Did you ever think this? Kim Wilde's first singing experiences stem from when she was only twelve years old. Back then, in the year 1972, father Marty made one of his biggest ever tours around Australia. As always, he took his wife Joyce and his kids Kim and Ricky along. This is how Kim and Ricky first got to know more about the business.
During the last concert of the tour in Melbourne, Marty had the idea of bringing out his daughter, who was already as beautiful as she was talented, for an encore. Totally uninhibited, Kim sang the John Denver song "Take me home Country Roads" (later also sung by Olivia Newton-John) before a wildly enthusiastic crowd.
Right at that moment, she and her parents first got the idea that she might once be a star in her own right. But first, the parents insisted that Kim and Ricky would go through their years in school. Of course, this led to some family arguments, but in the end, they had to listen. Despite this, they kept trying to get on stage for a moment. They succeeded twice to persuade their fater and to sing backing vocals during concerts. Once during a concert in Lewisham (East London) and the second time in Cesars Palace in Luton (Hertfordshire).
At the time, Kim and Ricky were in Presdale School in Ware (Hertfordshire), but the concert took place in the weekend, so they wouldn't have to skip school for the occasion. Resolutely, Kim kept pleading for herself and Ricky, so they were finally able to sing with their fathers superhits "Bad Boy" and "Sweet little 16".

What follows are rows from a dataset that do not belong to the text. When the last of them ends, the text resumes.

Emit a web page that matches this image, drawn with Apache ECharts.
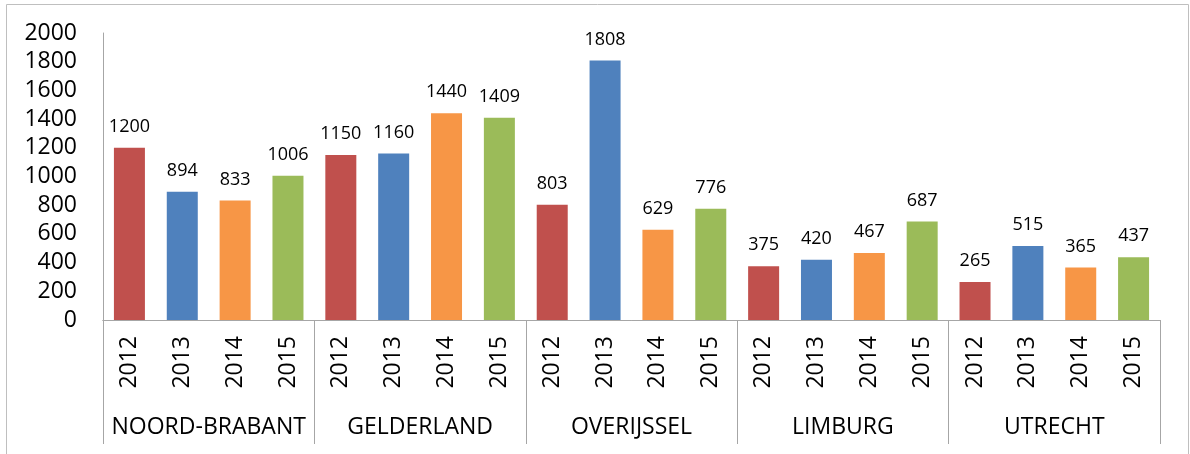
<!DOCTYPE html>
<html>
<head>
<meta charset="utf-8">
<script src="https://cdn.jsdelivr.net/npm/echarts@6/dist/echarts.min.js"></script>
<style>
  html, body { margin: 0; padding: 0; background: #fff; }
  #container { width: 1190px; height: 454px; }
</style>
</head>
<body>
<div id="container"></div>
<script>
var provinces = ['NOORD-BRABANT', 'GELDERLAND', 'OVERIJSSEL', 'LIMBURG', 'UTRECHT'];
var years = ['2012', '2013', '2014', '2015'];
// values per province, in year order
var noordBrabant = [1200, 894, 833, 1006];
var gelderland = [1150, 1160, 1440, 1409];
var overijssel = [803, 1808, 629, 776];
var limburg = [375, 420, 467, 687];
var utrecht = [265, 515, 365, 437];
var yearColors = ['#C0504D', '#4F81BD', '#F79646', '#9BBB59'];

var groups = [noordBrabant, gelderland, overijssel, limburg, utrecht];
var cats = [];
var vals = [];
for (var p = 0; p < groups.length; p++) {
  for (var y = 0; y < years.length; y++) {
    cats.push(years[y]);
    vals.push({ value: groups[p][y], itemStyle: { color: yearColors[y] } });
  }
}

var font = '"Open Sans", sans-serif';
var gray = '#A6A6A6';
var myChart = echarts.init(document.getElementById('container'));
var option = {
  animation: false,
  backgroundColor: '#fff',
  textStyle: { fontFamily: font },
  graphic: [{
    type: 'rect',
    shape: { x: 6.5, y: 4.5, width: 1182, height: 470 },
    style: { fill: 'none', stroke: '#BFBFBF', lineWidth: 1 }
  }],
  grid: { left: 103, right: 30, top: 33, bottom: 134 },
  xAxis: [{
    type: 'category',
    data: cats,
    axisLine: { lineStyle: { color: gray } },
    axisTick: { show: false },
    axisLabel: { rotate: 90, margin: 16, fontSize: 23, color: '#000', fontFamily: font, interval: 0 }
  }, {
    type: 'category',
    position: 'bottom',
    offset: 0,
    data: provinces,
    axisLine: { lineStyle: { color: gray } },
    axisTick: { show: true, length: 124, lineStyle: { color: gray } },
    axisLabel: { margin: 96, fontSize: 23, color: '#000', fontFamily: font, interval: 0 }
  }],
  yAxis: {
    type: 'value',
    min: 0,
    max: 2000,
    interval: 200,
    axisLine: { show: true, lineStyle: { color: gray } },
    axisTick: { show: false },
    splitLine: { show: false },
    axisLabel: {
      margin: 26, fontSize: 23, color: '#000', fontFamily: font,
      formatter: function (v) { return String(v); }
    }
  },
  series: [{
    type: 'bar',
    xAxisIndex: 0,
    data: vals,
    barWidth: 31,
    label: { show: true, position: 'top', distance: 12, fontSize: 18, color: '#000', fontFamily: font }
  }]
};
myChart.setOption(option);
</script>
</body>
</html>
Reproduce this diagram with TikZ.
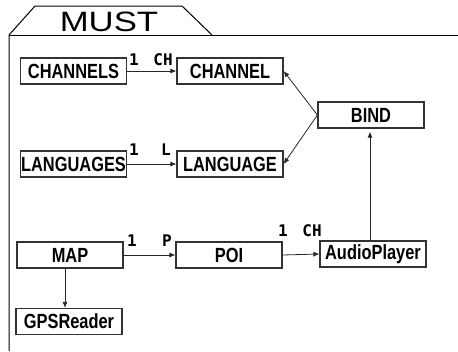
\documentclass[tikz,border=0pt]{standalone}
\usepackage{fontspec}
\setmainfont{Liberation Sans}
\newfontfamily\boxfont[FakeStretch=0.8]{Liberation Sans}
\newfontfamily\labfont{DejaVu Sans Mono}
\usetikzlibrary{arrows.meta}
\begin{document}
\begin{tikzpicture}[x=1pt,y=-1pt,
  box/.style={draw=black!80,line width=1.2pt,minimum width=106pt,minimum height=26pt,inner sep=0pt,font=\boxfont\bfseries\fontsize{20.5}{23}\selectfont},
  arr/.style={draw=black!85,line width=0.8pt,-{Latex[length=6pt,width=5pt]}},
  lab/.style={font=\labfont\bfseries\fontsize{16}{18}\selectfont,inner sep=0pt},
  frame/.style={draw=black,line width=1pt}]
\useasboundingbox (0,0) rectangle (458,351);
\fill[white] (0,0) rectangle (458,351);
% package frame
\draw[frame] (9,351) -- (9,35) -- (35,6) -- (182,6) -- (212,35);
\draw[frame] (9,35) -- (458,35);
\node[inner sep=0pt,font=\fontsize{28}{30}\selectfont] (must) at (109,22) {\scalebox{1.24}[1]{MUST}};
% boxes
\node[box] (channels) at (73.5,71) {CHANNELS};
\node[box] (channel) at (230,71) {CHANNEL};
\node[box] (bind) at (371,115) {BIND};
\node[box] (languages) at (73.5,164) {LANGUAGES};
\node[box] (language) at (230,164) {LANGUAGE};
\node[box] (map) at (70,255) {MAP};
\node[box] (poi) at (229,255) {POI};
\node[box] (ap) at (373,254) {AudioPlayer};
\node[box] (gps) at (69,321.5) {GPSReader};
% connectors
\draw[arr] (channels.east) -- (channel.west);
\draw[arr] (languages.east) -- (language.west);
\draw[arr] (map.east) -- (poi.west);
\draw[arr] (poi.east) -- (ap.west);
\draw[arr] (bind.west) -- (channel.east);
\draw[arr] (bind.west) -- (language.east);
\draw[arr,shorten >=3pt] ([xshift=-3pt]ap.north) -- ([xshift=-1pt]bind.south);
\draw[arr] ([xshift=-5pt]map.south) -- ([xshift=-4pt]gps.north);
% labels
\node[lab] (l1a) at (134,60) {1};
\node[lab] (l1b) at (163,60) {CH};
\node[lab] (l2a) at (134,150) {1};
\node[lab] (l2b) at (166,150) {L};
\node[lab] (l3a) at (132,241) {1};
\node[lab] (l3b) at (167,241) {P};
\node[lab] (l4a) at (283,231) {1};
\node[lab] (l4b) at (312,231) {CH};
\end{tikzpicture}
\end{document}
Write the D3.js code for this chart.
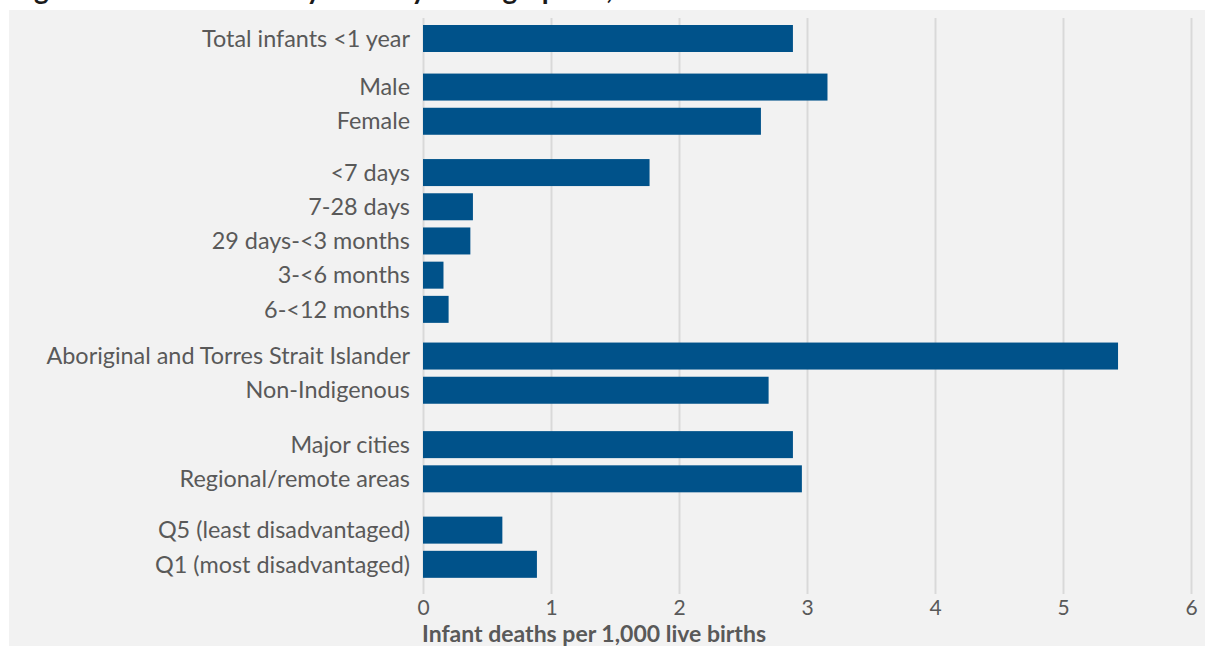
<!DOCTYPE html>
<html>
<head>
<meta charset="utf-8">
<script src="https://cdn.jsdelivr.net/npm/d3@7"></script>
<style>
  html, body { margin: 0; padding: 0; background: #ffffff; }
  svg { display: block; }
  text { font-family: Lato, "Noto Sans", sans-serif; }
</style>
</head>
<body>
<svg id="chart" width="1205" height="646"></svg>
<script>
// Infant deaths per 1,000 live births, by demographic group
const categories = [
  "Total infants <1 year",
  "Male", "Female",
  "<7 days", "7-28 days", "29 days-<3 months", "3-<6 months", "6-<12 months",
  "Aboriginal and Torres Strait Islander", "Non-Indigenous",
  "Major cities", "Regional/remote areas",
  "Q5 (least disadvantaged)", "Q1 (most disadvantaged)"
];
const values = [2.89, 3.16, 2.64, 1.77, 0.39, 0.37, 0.16, 0.20, 5.43, 2.70, 2.89, 2.96, 0.62, 0.89];
// which block each row belongs to
const groups = [0, 1, 1, 2, 2, 2, 2, 2, 3, 3, 4, 4, 5, 5];
const tickValues = [0, 1, 2, 3, 4, 5, 6];
const titleText = "Figure 1: Infant mortality rates by demographics, 2019\u20132021";
const axisTitle = "Infant deaths per 1,000 live births";

const W = 1205, H = 646;
const svg = d3.select("#chart");

// panel background
svg.append("rect")
  .attr("x", 9).attr("y", 10)
  .attr("width", W - 9).attr("height", H - 10)
  .attr("fill", "#f2f2f2");

// title sits above the panel, mostly outside the frame
svg.append("text")
  .attr("x", 11).attr("y", -1.5)
  .attr("font-size", 28).attr("font-weight", 700)
  .attr("fill", "#1a1a1a")
  .text(titleText);

// extra space before each block, in row steps
const blockGap = [0, 0.42, 0.5, 0.365, 0.59, 0.5];
const rowPos = [];
{
  let p = 0;
  categories.forEach((c, i) => {
    if (i > 0) p += 1 + (groups[i] !== groups[i - 1] ? blockGap[groups[i]] : 0);
    rowPos.push(p);
  });
}
const maxPos = d3.max(rowPos);
const rowStep = 34.2;

const x = d3.scaleLinear().domain([0, 6]).range([423, 1191]);
const y = d3.scaleLinear().domain([0, maxPos]).range([38.5, 38.5 + rowStep * maxPos]);
const barH = 27;

const gridTop = 18, gridBottom = 594;

// vertical gridlines
const grid = svg.append("g")
  .attr("transform", `translate(0,${gridBottom})`)
  .call(d3.axisBottom(x).tickValues(tickValues).tickSize(-(gridBottom - gridTop)).tickFormat(""));
grid.select(".domain").remove();
grid.selectAll(".tick line").attr("stroke", "#d9d9d9").attr("stroke-width", 2);

// tick labels
const axis = svg.append("g")
  .attr("transform", `translate(0,${gridBottom})`)
  .call(d3.axisBottom(x).tickValues(tickValues).tickSize(0).tickPadding(6).tickFormat(d3.format("d")));
axis.select(".domain").remove();
axis.selectAll(".tick text")
  .attr("font-size", 21)
  .attr("font-family", "Lato, 'Noto Sans', sans-serif")
  .attr("fill", "#595959");

// bars
svg.append("g").selectAll("rect")
  .data(values)
  .join("rect")
  .attr("x", x(0))
  .attr("y", (d, i) => y(rowPos[i]) - barH / 2)
  .attr("width", d => x(d) - x(0))
  .attr("height", barH)
  .attr("fill", "#00528a");

// category labels
svg.append("g").selectAll("text")
  .data(categories)
  .join("text")
  .attr("x", 410)
  .attr("y", (d, i) => y(rowPos[i]))
  .attr("dy", "0.35em")
  .attr("text-anchor", "end")
  .attr("font-size", 23.4)
  .attr("fill", "#595959")
  .text(d => d);

// x-axis title
svg.append("text")
  .attr("x", 422).attr("y", 642)
  .attr("font-size", 23).attr("font-weight", 700)
  .attr("fill", "#595959")
  .text(axisTitle);
</script>
</body>
</html>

Back then, Ricky Wilde was more in the spotlights than his beautiful sister: he had a record deal with UK-Records in 1973 and the singles (written and produced by father Marty) "I'm an astronaut", "Teen wave" and "I wanna go to a Disco" caused the English press to describe him as the counterpart of the American child star Jimmy Osmond. Now, he doesn't envy his sister Kim at all.
Both Kim and Ricky still think often of the times that they first got to know life on stage. The enthusiasm for a career of their own was born right there.